Consumers are just as interested in patronising ‘green’ services, including the environmental impact of businesses, as they are about purchasing ‘green’ products, according to latest Mintel research. It found consumer interest in ‘green’ services has doubled from 2008-2010.
Forty-four percent of consumers currently consider the ‘greenness’ of their grocery store, and agree the environmental impact of the business factors into their purchasing decision, say researchers.
Meanwhile, 34% of consumers saying they take into account the ‘greenness’ of their dry cleaner, compared to just 12% in 2008; and 29% are concerned about the ‘greenness’ of a hotel they plan to visit, compared to the 13% who reported as much in 2008.
“The rapid increase in consumer interest was likely facilitated by increased availability of ‘greener’ alternatives in many service industries and increased marketing of green practices by service providers,” said Fiona O’Donnell, senior analyst at Mintel. “Marketing relating to environmental issues, large and small, is now a common practice by hotels, dry cleaners, and home improvement contractors.”

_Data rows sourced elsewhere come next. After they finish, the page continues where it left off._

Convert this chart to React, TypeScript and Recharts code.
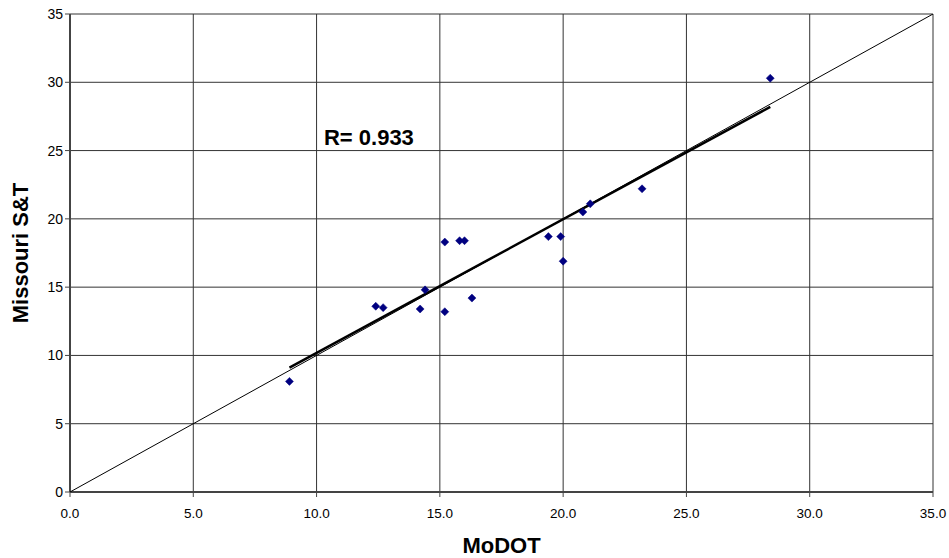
import React from "react";
import {
  ScatterChart,
  Scatter,
  XAxis,
  YAxis,
  CartesianGrid,
  Label,
  ReferenceDot,
} from "recharts";

// MoDOT vs Missouri S&T measurements
const modot = [8.9, 12.4, 12.7, 14.2, 14.4, 15.2, 15.2, 15.8, 16.0, 16.3, 19.4, 19.9, 20.0, 20.8, 21.1, 23.2, 28.4];
const mst = [8.1, 13.6, 13.5, 13.4, 14.8, 18.3, 13.2, 18.4, 18.4, 14.2, 18.7, 18.7, 16.9, 20.5, 21.1, 22.2, 30.3];

// regression line end points
const fitX = [8.9, 28.4];
const fitY = [9.1, 28.2];

// 1:1 line
const unitX = [0, 35];
const unitY = [0, 35];

const ticks = [0, 5, 10, 15, 20, 25, 30, 35];

const points = modot.map((x, i) => ({ x, y: mst[i] }));
const fit = fitX.map((x, i) => ({ x, y: fitY[i] }));
const unit = unitX.map((x, i) => ({ x, y: unitY[i] }));

const font = "Arial, 'Liberation Sans', sans-serif";

const Diamond = (props: any) => {
  const { cx, cy } = props;
  if (cx == null || cy == null) return <g />;
  const r = 4;
  return (
    <polygon
      points={`${cx},${cy - r} ${cx + r},${cy} ${cx},${cy + r} ${cx - r},${cy}`}
      fill="#000080"
      stroke="#000080"
      strokeWidth={0.5}
    />
  );
};

const NoDot = () => <g />;

export default function App() {
  return (
    <div style={{ position: "absolute", left: 0, top: 0, background: "#fff" }}>
      <ScatterChart
        width={949}
        height={558}
        margin={{ top: 14, right: 16, bottom: 5, left: 10 }}
        style={{ fontFamily: font }}
      >
        <CartesianGrid stroke="#333" strokeWidth={1} />
        <XAxis
          type="number"
          dataKey="x"
          domain={[0, 35]}
          ticks={ticks}
          tickFormatter={(v: number) => v.toFixed(1)}
          axisLine={{ stroke: "#444", strokeWidth: 2 }}
          tickLine={{ stroke: "#444" }}
          tickSize={5}
          tickMargin={11}
          tick={{ fill: "#000", fontSize: 13.5, fontFamily: font }}
          height={61}
          allowDataOverflow
        >
          <Label
            value="MoDOT"
            position="insideBottom"
            offset={0}
            style={{ fontSize: 22, fontWeight: "bold", fill: "#000", fontFamily: font }}
          />
        </XAxis>
        <YAxis
          type="number"
          dataKey="y"
          domain={[0, 35]}
          ticks={ticks}
          axisLine={{ stroke: "#444", strokeWidth: 2 }}
          tickLine={{ stroke: "#444" }}
          tickSize={5}
          tick={{ fill: "#000", fontSize: 14, fontFamily: font }}
          width={60}
          allowDataOverflow
        >
          <Label
            value="Missouri S&T"
            angle={-90}
            position="insideLeft"
            offset={10}
            style={{ fontSize: 22, fontWeight: "bold", fill: "#000", fontFamily: font, textAnchor: "middle" }}
          />
        </YAxis>
        <Scatter
          data={unit}
          line={{ stroke: "#000", strokeWidth: 1 }}
          shape={NoDot}
          isAnimationActive={false}
        />
        <Scatter
          data={fit}
          line={{ stroke: "#000", strokeWidth: 2.5 }}
          shape={NoDot}
          isAnimationActive={false}
        />
        <Scatter data={points} shape={Diamond} isAnimationActive={false} />
        <ReferenceDot x={10.3} y={26.0} r={0} fill="none" stroke="none">
          <Label
            value="R= 0.933"
            position="right"
            offset={0}
            style={{ fontSize: 22, fontWeight: "bold", fill: "#000", fontFamily: font }}
          />
        </ReferenceDot>
      </ScatterChart>
    </div>
  );
}
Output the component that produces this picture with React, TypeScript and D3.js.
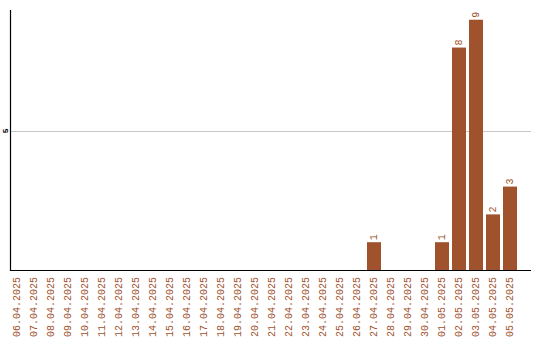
import React from "react";
import * as d3 from "d3";

const dates = [
  "06.04.2025", "07.04.2025", "08.04.2025", "09.04.2025", "10.04.2025",
  "11.04.2025", "12.04.2025", "13.04.2025", "14.04.2025", "15.04.2025",
  "16.04.2025", "17.04.2025", "18.04.2025", "19.04.2025", "20.04.2025",
  "21.04.2025", "22.04.2025", "23.04.2025", "24.04.2025", "25.04.2025",
  "26.04.2025", "27.04.2025", "28.04.2025", "29.04.2025", "30.04.2025",
  "01.05.2025", "02.05.2025", "03.05.2025", "04.05.2025", "05.05.2025",
];
const counts = [
  0, 0, 0, 0, 0, 0, 0, 0, 0, 0,
  0, 0, 0, 0, 0, 0, 0, 0, 0, 0,
  0, 1, 0, 0, 0, 1, 8, 9, 2, 3,
];
const yTicks = [5];

const W = 540;
const H = 340;
const left = 10;
const top = 10;
const bottom = 270;
const right = 530;
const barColor = "#A0522D";
const mono = "'Liberation Mono', 'DejaVu Sans Mono', monospace";

export default function App() {
  const x = d3
    .scaleBand<string>()
    .domain(dates)
    .range([left, left + dates.length * 17 - 3])
    .paddingInner(3 / 17)
    .paddingOuter(0);
  const y = d3.scaleLinear().domain([0, 9.35]).range([bottom, top]);

  return (
    <svg
      width={W}
      height={H}
      style={{ position: "absolute", left: 0, top: 0, background: "#fff" }}
    >
      {yTicks.map((t) => (
        <g key={t}>
          <line
            x1={left + 1}
            x2={right + 1}
            y1={Math.round(y(t)) + 0.5}
            y2={Math.round(y(t)) + 0.5}
            stroke="#c8c8c8"
            strokeWidth={1}
          />
          <text
            transform={`translate(5,${y(t)}) rotate(-90)`}
            textAnchor="middle"
            dominantBaseline="central"
            fontFamily={mono}
            fontSize={8}
            fontWeight="bold"
            fill="#000"
          >
            {t}
          </text>
        </g>
      ))}
      {dates.map((d, i) =>
        counts[i] > 0 ? (
          <g key={d}>
            <rect
              x={x(d)}
              y={y(counts[i])}
              width={x.bandwidth()}
              height={bottom - y(counts[i])}
              fill={barColor}
            />
            <text
              transform={`translate(${x(d)! + x.bandwidth() / 2},${y(counts[i]) - 2}) rotate(-90)`}
              textAnchor="start"
              dominantBaseline="central"
              fontFamily={mono}
              fontSize={10}
              fill={barColor}
            >
              {counts[i]}
            </text>
          </g>
        ) : null
      )}
      <line x1={left + 0.5} x2={left + 0.5} y1={top} y2={bottom + 1} stroke="#000" strokeWidth={1.2} />
      <line x1={left} x2={right + 1} y1={bottom + 0.5} y2={bottom + 0.5} stroke="#000" strokeWidth={1.2} />
      {dates.map((d) => (
        <text
          key={"l" + d}
          transform={`translate(${x(d)! + x.bandwidth() / 2},${bottom + 7}) rotate(-90)`}
          textAnchor="end"
          dominantBaseline="central"
          fontFamily={mono}
          fontSize={10}
          fill={barColor}
        >
          {d}
        </text>
      ))}
    </svg>
  );
}
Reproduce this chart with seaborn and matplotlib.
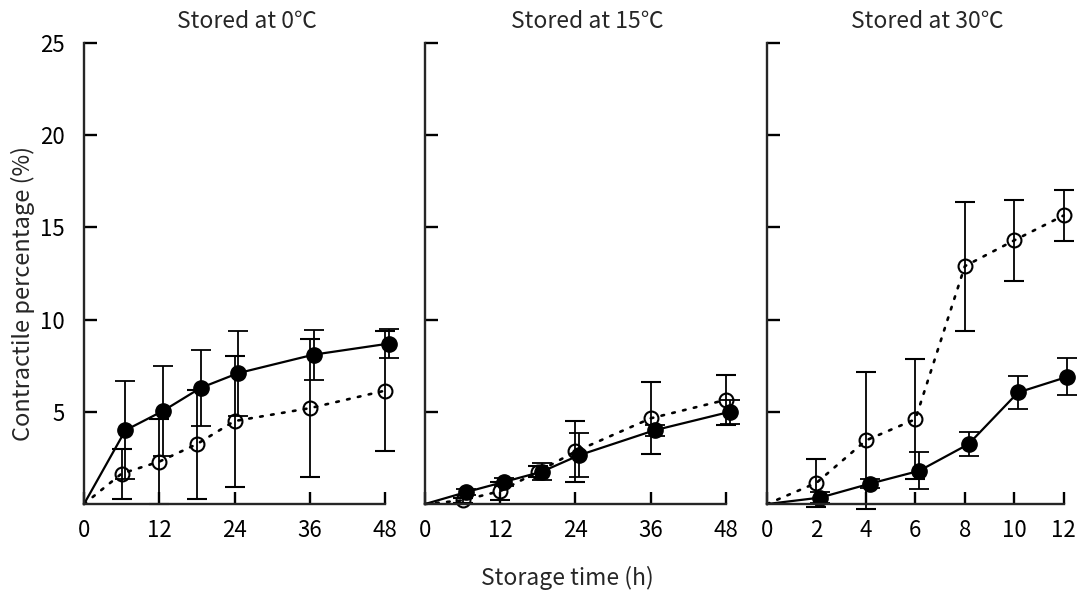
import numpy as np
import pandas as pd
import seaborn as sns
import matplotlib
matplotlib.use("Agg")
import matplotlib.pyplot as plt

# storage times (h) for each panel
t_long = [0, 6, 12, 18, 24, 36, 48]
t_short = [0, 2, 4, 6, 8, 10, 12]

titles = ["Stored at 0℃", "Stored at 15℃", "Stored at 30℃"]
xtick_sets = [[0, 12, 24, 36, 48], [0, 12, 24, 36, 48], [0, 2, 4, 6, 8, 10, 12]]

# filled circles (solid line)
filled_0 = [0, 4.0, 5.05, 6.3, 7.1, 8.1, 8.7]
filled_0_err = [0, 2.65, 2.45, 2.05, 2.3, 1.35, 0.8]
filled_15 = [0, 0.65, 1.2, 1.75, 2.65, 4.0, 5.0]
filled_15_err = [0, 0.15, 0.2, 0.45, 1.2, 0.3, 0.65]
filled_30 = [0, 0.35, 1.1, 1.8, 3.25, 6.05, 6.9]
filled_30_err = [0, 0.3, 0.25, 1.0, 0.65, 0.9, 1.0]

# open circles (dotted line)
open_0 = [0, 1.65, 2.3, 3.25, 4.5, 5.2, 6.15]
open_0_err = [0, 1.35, 2.3, 2.95, 3.55, 3.75, 3.25]
open_15 = [0, 0.2, 0.7, 1.75, 2.85, 4.65, 5.65]
open_15_err = [0, 0.15, 0.5, 0.3, 1.65, 1.95, 1.35]
open_30 = [0, 1.15, 3.45, 4.6, 12.9, 14.3, 15.65]
open_30_err = [0, 1.3, 3.7, 3.25, 3.5, 2.2, 1.4]

panels = [
    (t_long, filled_0, filled_0_err, open_0, open_0_err, 0.6),
    (t_long, filled_15, filled_15_err, open_15, open_15_err, 0.6),
    (t_short, filled_30, filled_30_err, open_30, open_30_err, 0.15),
]

sns.set_theme(style="ticks")
plt.rcParams['font.family'] = ['Noto Sans CJK JP', 'DejaVu Sans']
plt.rcParams['axes.linewidth'] = 1.7

fig = plt.figure(figsize=(10.77, 5.93), dpi=100)
lefts = [0.078, 0.3946, 0.7122]
widths = [0.2795, 0.2795, 0.2755]
bottom, height = 0.150, 0.7775

for i, (t, fy, fe, oy, oe, dodge) in enumerate(panels):
    ax = fig.add_axes([lefts[i], bottom, widths[i], height])
    t = np.array(t, dtype=float)
    tf = t + dodge * (t > 0)
    df = pd.DataFrame({"t": t, "tf": tf, "filled": fy, "open": oy,
                       "fe": fe, "oe": oe})

    sns.lineplot(data=df, x="t", y="open", ax=ax, color="black", lw=1.9,
                 linestyle=(0, (1, 3.2)), dash_capstyle="round",
                 clip_on=False)
    sns.lineplot(data=df, x="tf", y="filled", ax=ax, color="black", lw=1.6,
                 clip_on=False)

    pts = df[df["t"] > 0]
    ax.errorbar(pts["t"], pts["open"], yerr=pts["oe"], fmt="o", ms=10,
                mfc="none", mec="black", mew=1.5, ecolor="black",
                elinewidth=1.3, capsize=7, capthick=1.3, clip_on=False)
    ax.errorbar(pts["tf"], pts["filled"], yerr=pts["fe"], fmt="o", ms=11,
                mfc="black", mec="black", ecolor="black",
                elinewidth=1.3, capsize=7, capthick=1.3, clip_on=False)

    ax.set_xlim(t[0], t[-1])
    ax.set_ylim(0, 25)
    ax.set_xticks(xtick_sets[i])
    ax.set_yticks([5, 10, 15, 20, 25])
    ax.tick_params(direction="in", length=9, width=1.7, labelsize=16,
                   colors="black", pad=14)
    ax.tick_params(axis="x", pad=11)
    if i > 0:
        ax.set_yticklabels([])
    ax.set_xlabel("")
    ax.set_ylabel("")
    sns.despine(ax=ax)
    ax.set_title(titles[i], fontsize=16.5, x=0.54, pad=11)

fig.text(0.527, 0.025, "Storage time (h)", ha="center", va="center",
         fontsize=16.5)
fig.text(0.021, 0.505, "Contractile percentage (%)", ha="center",
         va="center", rotation=90, fontsize=17)

fig.savefig("out.png", dpi=100)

Consumers are also concerned about how companies define ‘green.’ Forty percent of consumers would prefer to purchase ‘green’ products from a company that has a clear set of standards for what exactly ‘green’ is. Meanwhile, 29% of those surveyed believe the government should mandate companies adhere to a rigorous set of ‘green’ standards.
“Less than half of consumers say they don’t know how to verify a company’s claim they’re ‘green,’ and that number has declined compared to 2008,” said O’Donnell.
“Improved transparency by companies about their environmental behavior has been effective in helping consumers understand and feel more confident about ‘green’ claims.”
In line with consumer interest, availability of ‘green’ products has increased as well, as 54% of consumers say more ‘green’ products are available at their favourite stores than a year ago.